Snorkelling Limits and Safety Precautions
Knowing your limits and not exceeding them is excellent advice for 99.9% of activities in which a person participates. Snorkeling is not an exception. Going beyond your physical limits can turn an otherwise enjoyable adventure into an uncomfortable and potentially hazardous situation. The following are some guidelines and safety precautions that should be followed when engaging in snorkeling.
- Don't go in the water if you are tired or following any strenuous activities as it requires energy and stamina and could actually be considered a form of exercise in and of itself.
- Proper gear at minimum includes a mask, fins and snorkel. The mask should fit comfortably and enclose the nose. The fins should have some flexibility to the blade portion and follow manufacturer recommendations whether additional foot gear such as boots are needed when using them. Snorkels should have the appropriate bore size.
- Don't use any equipment that is damaged. Mask and fin straps, belts, keepers, buckles etc. should be inspected for any wear and tear prior to use and replaced if needed. A spare parts kit with appropriate replacement parts is always good to have on hand.
- It is not advisable to go in the water alone and much more enjoyable and safer with a snorkeling buddy.
- Children using snorkel gear should be supervised by adults at all times.

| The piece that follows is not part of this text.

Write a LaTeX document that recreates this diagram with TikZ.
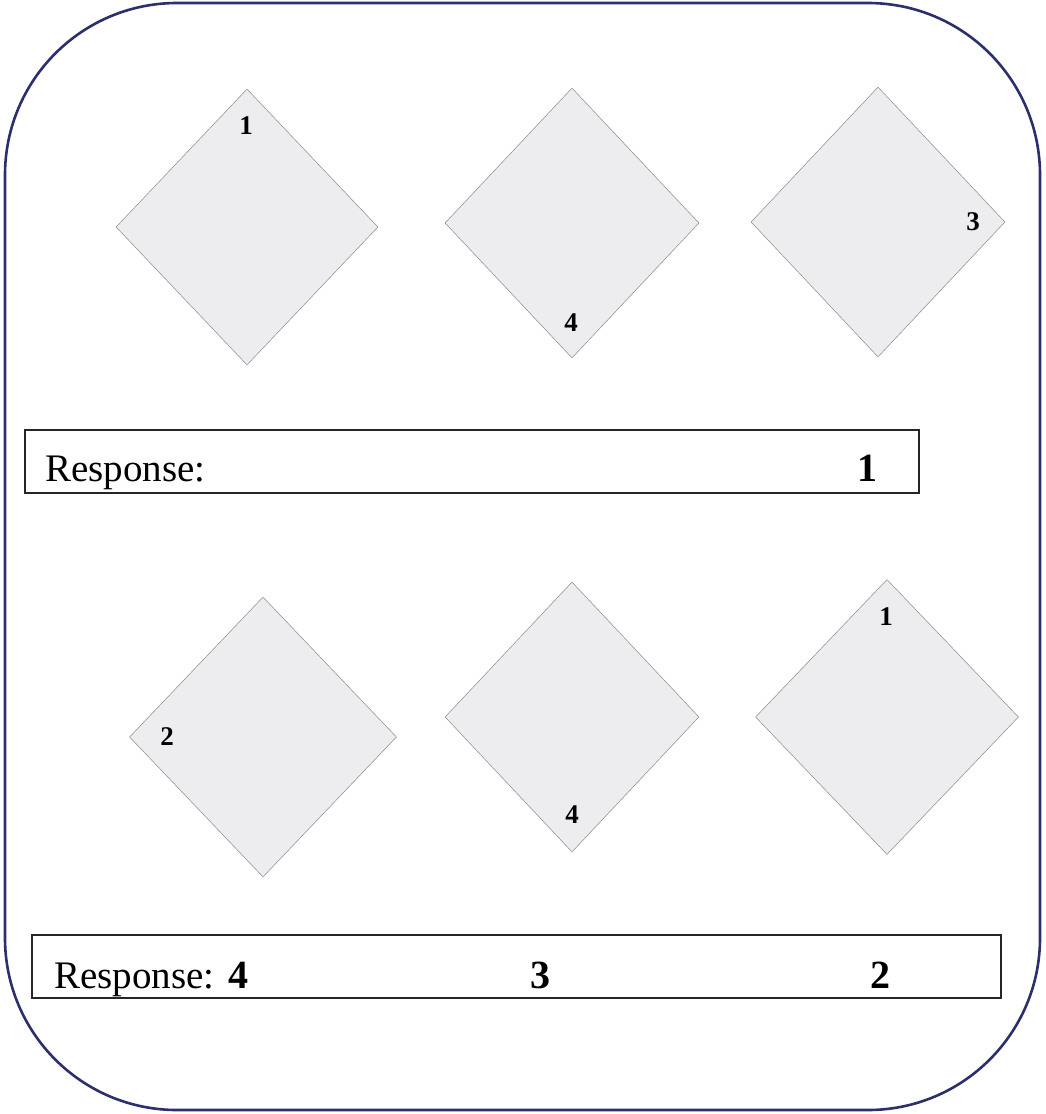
\documentclass[tikz,border=0pt]{standalone}
\usepackage{fontspec}
\setmainfont{Liberation Serif}
\usepackage{tikz}
\usetikzlibrary{shapes.geometric}
\definecolor{framenavy}{HTML}{2B2F6C}
\definecolor{tilegrey}{HTML}{EDEDF0}
\definecolor{tileedge}{HTML}{8A8A8E}

\begin{document}
\begin{tikzpicture}[x=1pt,y=-1pt,
 tile/.style={diamond,draw=tileedge,fill=tilegrey,line width=.5pt,inner sep=0pt,minimum width=258pt,minimum height=272pt},
 tilenum/.style={font=\fontsize{27}{30}\selectfont\bfseries,inner sep=0pt},
 respbox/.style={draw=black!85,line width=1.2pt,inner sep=0pt},
 resptext/.style={font=\fontsize{39}{46}\selectfont,inner sep=0pt,anchor=base west},
 respnum/.style={font=\fontsize{40}{46}\selectfont\bfseries,inner sep=0pt,anchor=base}]
\path[use as bounding box] (0,0) rectangle (1045,1114);
\draw[framenavy,line width=2.6pt,rounded corners=172pt] (5,3) rectangle (1040,1110);
% first trial
\node[tile,minimum width=262pt,minimum height=276pt] (ta) at (247,227) {};
\node[tile,minimum width=254pt,minimum height=270pt] (tb) at (572,223) {};
\node[tile,minimum width=254pt,minimum height=270pt] (tc) at (878,222) {};
\node[tilenum] (ma) at (246,126) {1};
\node[tilenum] (mb) at (571,323) {4};
\node[tilenum] (mc) at (973,222) {3};
\node[respbox,minimum width=894pt,minimum height=63pt] (ra) at (472,461.5) {};
\node[resptext] (rla) at (45,481) {Response:};
\node[respnum] (rna) at (867,481) {1};
% second trial
\node[tile,minimum width=267pt,minimum height=280pt] (td) at (263,737) {};
\node[tile,minimum width=254pt,minimum height=270pt] (te) at (572,717) {};
\node[tile,minimum width=263pt,minimum height=275pt] (tf) at (887,717) {};
\node[tilenum] (md) at (167,737) {2};
\node[tilenum] (me) at (572,815) {4};
\node[tilenum] (mf) at (886,617) {1};
\node[respbox,minimum width=969pt,minimum height=63pt] (rb) at (516.5,966.5) {};
\node[resptext] (rlb) at (54,988) {Response:};
\node[respnum] (rnb1) at (238,988) {4};
\node[respnum] (rnb2) at (540,988) {3};
\node[respnum] (rnb3) at (880,988) {2};
\end{tikzpicture}
\end{document}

- If you are at a resort, check with the front desk or concierge on where to obtain information on local sites. Many resorts have onsite water activity coordinators or are associated with facilities which offer fee based boat tours. These, as well as local area dive stores, are your best resources for finding areas that offer good opportunities. Formal orientations should include information such as local marine life, special information regarding safety and even interesting history about the sites themselves. If your adventure is shore based, make sure that you take into account the water conditions including current, surf, wave action and tide, check the weather forecast.
- Exposure protection is always advisable both in and out of the water. T-shirts, sunglasses with polarised lenses and a hats are good for out of the water. In water exposure protection is also advised as heat loss in water is more rapid than on land so choosing exposure protection which offers some thermal insulation such as a neoprene shorty or jumpsuit is also a good idea. These suits will not only slow down the heat loss but will also add a measure of protection against sunburn and accidental contact with marine life such as corals and jellyfish.
- If you are incorporating hunting, harvesting or collecting any marine life, please obtain any necessary permits and be mindful of the laws and seasons for such activity.
- Assuming marine life such as dolphins will act as they do in the movies is a big mistake. There is a big difference between trained animals and wild animals. Avoid wearing reflective jewelry such as rings and dangling pendants as they are better used as fishing lures.